Born Sydney, Australia 1906, lived United States 1927–34, died Sydney 1992
Frank Hinder began his art training at the Royal Art Society of New South Wales School in 1924. This was followed by the East Sydney Technical College (1926–27), the Art Institute of Chicago (1927–28), the New York School of Fine Arts (1929) and the Master Institute of the Roerich Museum, New York, (1930–31).
In America he was introduced to Dynamic Symmetry, a geometric system that follows natural proportions. General ideas of movement and harmony became central to his abstract images that linked the rhythms and energies of the universe to modern life. On returning to Australia he was inspired by the people and environment that surrounded him, and continued to explore the expression of life and processes of transformation through space, shape and colour.

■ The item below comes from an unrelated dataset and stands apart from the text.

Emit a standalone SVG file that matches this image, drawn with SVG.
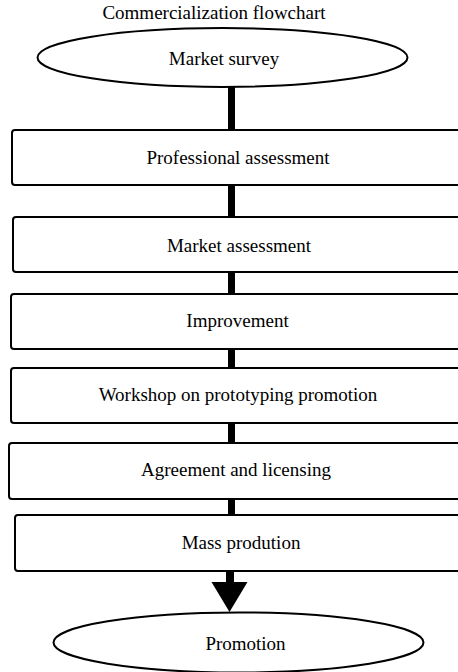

During the 1930s with Ralph Balson, Grace Crowley and Rah Fizelle, Hinder became an influential figure in the Sydney modernist movement promoting cubism, futurism, dynamism and abstraction.
In the 1950s and 1960s he explored patterns of experience in both two and three dimensional geometric and curved forms that connected science and philosophy. In 1952 he won the Blake Prize for religious art, and in 1980 the Art Gallery of New South Wales held a retrospective of his work.
His work is represented in the collections of the National Gallery of Australia, most state galleries, Newcastle Region Art Gallery and public collections in the United Kingdom and Europe.